[start RAW RECORDS]

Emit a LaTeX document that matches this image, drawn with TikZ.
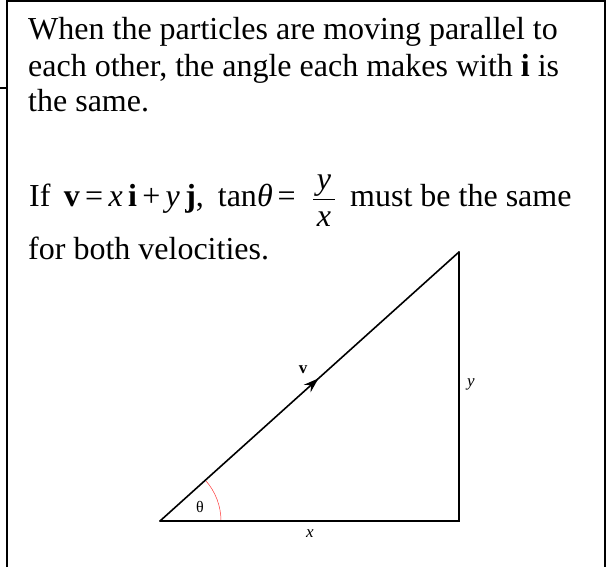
\documentclass[tikz,border=0pt]{standalone}
\usepackage{fontspec}
\setmainfont{Liberation Serif}
\usetikzlibrary{arrows.meta,decorations.markings,calc}

\tikzset{
  txt/.style={anchor=base west, inner sep=0pt, font=\fontsize{32}{36}\selectfont},
  frac/.style={anchor=base, inner sep=0pt, font=\fontsize{32}{36}\selectfont\itshape},
  lbl/.style={inner sep=1pt, font=\fontsize{17}{20}\selectfont},
  frame/.style={line width=1.6pt},
  side/.style={line width=1.6pt, line cap=round},
}

\begin{document}
\begin{tikzpicture}[x=1pt,y=1pt]
  \useasboundingbox (0,0) rectangle (607,567);

  % box round the notes
  \draw[frame] (7,0) -- (7,566) -- (605,566) -- (605,0);
  \draw[frame] (0,479) -- (7,479);

  % text
  \node[txt] (line1) at (28,527) {When the particles are moving parallel to};
  \node[txt] (line2) at (28,490) {each other, the angle each makes with \textbf{i} is};
  \node[txt] (line3) at (28,455) {the same.};
  \node[txt] (line4) at (29,360) {If\, \textbf{v}\,=\,\textit{x}\,\textbf{i}\,+\,\textit{y}\,\textbf{j},\hspace{6pt} tan\textit{θ}\hspace{5pt}=};
  \node[frac] (fnum) at (324,377) {y};
  \node[frac] (fden) at (324,340) {x};
  \draw[line width=0.9pt] (313,368) -- (335,368);
  \node[txt] (line4b) at (350,360) {must be the same};
  \node[txt] (line5) at (28,307) {for both velocities.};

  % triangle
  \coordinate (A) at (160,46);
  \coordinate (B) at (459,46);
  \coordinate (C) at (459,315);

  \draw[red!80!white, line width=0.5pt] ($(A)+(61,0)$) arc[start angle=0, end angle=42, radius=61];
  \draw[side] (A) -- (B) -- (C);
  \draw[side, decoration={markings, mark=at position 0.53 with {\arrow{Stealth[length=15pt,width=10pt]}}}, postaction={decorate}] (A) -- (C);

  % labels
  \node[lbl] (vlab) at (303,197) {\textbf{v}};
  \node[lbl] (ylab) at (471,183) {\textit{y}};
  \node[lbl] (xlab) at (310,33) {\textit{x}};
  \node[lbl, font=\fontsize{16}{18}\selectfont] (thlab) at (200,60) {θ};
\end{tikzpicture}
\end{document}
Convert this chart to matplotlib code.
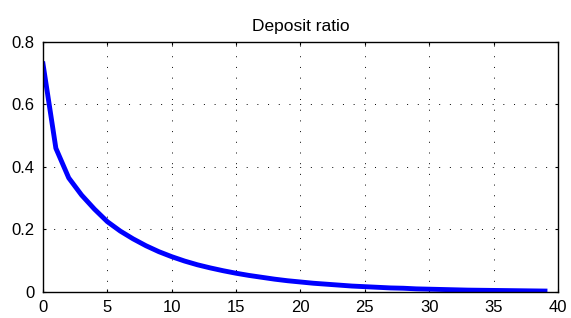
import matplotlib
matplotlib.use("Agg")
from matplotlib import pyplot as plt

plt.rcParams['font.family'] = ['Liberation Sans', 'DejaVu Sans']

periods = list(range(40))
deposit_ratio = [0.73, 0.46, 0.365, 0.31, 0.265, 0.225, 0.195, 0.17, 0.148, 0.129,
                 0.113, 0.099, 0.087, 0.077, 0.068, 0.060, 0.053, 0.047, 0.041, 0.036,
                 0.032, 0.028, 0.025, 0.022, 0.019, 0.017, 0.015, 0.013, 0.012, 0.010,
                 0.009, 0.008, 0.007, 0.006, 0.0055, 0.005, 0.0045, 0.004, 0.0035, 0.003]
xticks = [0, 5, 10, 15, 20, 25, 30, 35, 40]
yticks = [0, 0.2, 0.4, 0.6, 0.8]
ytick_labels = ["0", "0.2", "0.4", "0.6", "0.8"]

fig = plt.figure(figsize=(5.71, 3.18), dpi=100)
ax = fig.add_axes([0.0753, 0.0818, 0.9017, 0.7862])

ax.plot(periods, deposit_ratio, color='blue', linewidth=3.5)

ax.set_xlim(0, 40)
ax.set_ylim(0, 0.8)
ax.set_xticks(xticks)
ax.set_xticklabels([str(v) for v in xticks])
ax.set_yticks(yticks)
ax.set_yticklabels(ytick_labels)
ax.tick_params(direction='in', top=True, right=True, length=2.5, width=0.8,
               labelsize=12, pad=6)
for s in ax.spines.values():
    s.set_linewidth(1)

# 点状网格线，点距稀疏
ax.grid(True, color='black', linestyle=(0, (1, 10)), linewidth=0.7)

ax.set_title("Deposit ratio", fontsize=12.5, pad=8)

fig.savefig("out.png", dpi=100)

[end RAW RECORDS]

PROBLEM TO WORK ON: The records above must be transcribed exactly. Pictures are left out of the copy.

CORRECT RESPONSE:
Emit a LaTeX document that matches this image, drawn with TikZ.
\documentclass[tikz,border=0pt]{standalone}
\usepackage{fontspec}
\setmainfont{Liberation Serif}
\usetikzlibrary{arrows.meta,decorations.markings,calc}

\tikzset{
  txt/.style={anchor=base west, inner sep=0pt, font=\fontsize{32}{36}\selectfont},
  frac/.style={anchor=base, inner sep=0pt, font=\fontsize{32}{36}\selectfont\itshape},
  lbl/.style={inner sep=1pt, font=\fontsize{17}{20}\selectfont},
  frame/.style={line width=1.6pt},
  side/.style={line width=1.6pt, line cap=round},
}

\begin{document}
\begin{tikzpicture}[x=1pt,y=1pt]
  \useasboundingbox (0,0) rectangle (607,567);

  % box round the notes
  \draw[frame] (7,0) -- (7,566) -- (605,566) -- (605,0);
  \draw[frame] (0,479) -- (7,479);

  % text
  \node[txt] (line1) at (28,527) {When the particles are moving parallel to};
  \node[txt] (line2) at (28,490) {each other, the angle each makes with \textbf{i} is};
  \node[txt] (line3) at (28,455) {the same.};
  \node[txt] (line4) at (29,360) {If\, \textbf{v}\,=\,\textit{x}\,\textbf{i}\,+\,\textit{y}\,\textbf{j},\hspace{6pt} tan\textit{θ}\hspace{5pt}=};
  \node[frac] (fnum) at (324,377) {y};
  \node[frac] (fden) at (324,340) {x};
  \draw[line width=0.9pt] (313,368) -- (335,368);
  \node[txt] (line4b) at (350,360) {must be the same};
  \node[txt] (line5) at (28,307) {for both velocities.};

  % triangle
  \coordinate (A) at (160,46);
  \coordinate (B) at (459,46);
  \coordinate (C) at (459,315);

  \draw[red!80!white, line width=0.5pt] ($(A)+(61,0)$) arc[start angle=0, end angle=42, radius=61];
  \draw[side] (A) -- (B) -- (C);
  \draw[side, decoration={markings, mark=at position 0.53 with {\arrow{Stealth[length=15pt,width=10pt]}}}, postaction={decorate}] (A) -- (C);

  % labels
  \node[lbl] (vlab) at (303,197) {\textbf{v}};
  \node[lbl] (ylab) at (471,183) {\textit{y}};
  \node[lbl] (xlab) at (310,33) {\textit{x}};
  \node[lbl, font=\fontsize{16}{18}\selectfont] (thlab) at (200,60) {θ};
\end{tikzpicture}
\end{document}
Convert this chart to matplotlib code.
import matplotlib
matplotlib.use("Agg")
from matplotlib import pyplot as plt

plt.rcParams['font.family'] = ['Liberation Sans', 'DejaVu Sans']

periods = list(range(40))
deposit_ratio = [0.73, 0.46, 0.365, 0.31, 0.265, 0.225, 0.195, 0.17, 0.148, 0.129,
                 0.113, 0.099, 0.087, 0.077, 0.068, 0.060, 0.053, 0.047, 0.041, 0.036,
                 0.032, 0.028, 0.025, 0.022, 0.019, 0.017, 0.015, 0.013, 0.012, 0.010,
                 0.009, 0.008, 0.007, 0.006, 0.0055, 0.005, 0.0045, 0.004, 0.0035, 0.003]
xticks = [0, 5, 10, 15, 20, 25, 30, 35, 40]
yticks = [0, 0.2, 0.4, 0.6, 0.8]
ytick_labels = ["0", "0.2", "0.4", "0.6", "0.8"]

fig = plt.figure(figsize=(5.71, 3.18), dpi=100)
ax = fig.add_axes([0.0753, 0.0818, 0.9017, 0.7862])

ax.plot(periods, deposit_ratio, color='blue', linewidth=3.5)

ax.set_xlim(0, 40)
ax.set_ylim(0, 0.8)
ax.set_xticks(xticks)
ax.set_xticklabels([str(v) for v in xticks])
ax.set_yticks(yticks)
ax.set_yticklabels(ytick_labels)
ax.tick_params(direction='in', top=True, right=True, length=2.5, width=0.8,
               labelsize=12, pad=6)
for s in ax.spines.values():
    s.set_linewidth(1)

# 点状网格线，点距稀疏
ax.grid(True, color='black', linestyle=(0, (1, 10)), linewidth=0.7)

ax.set_title("Deposit ratio", fontsize=12.5, pad=8)

fig.savefig("out.png", dpi=100)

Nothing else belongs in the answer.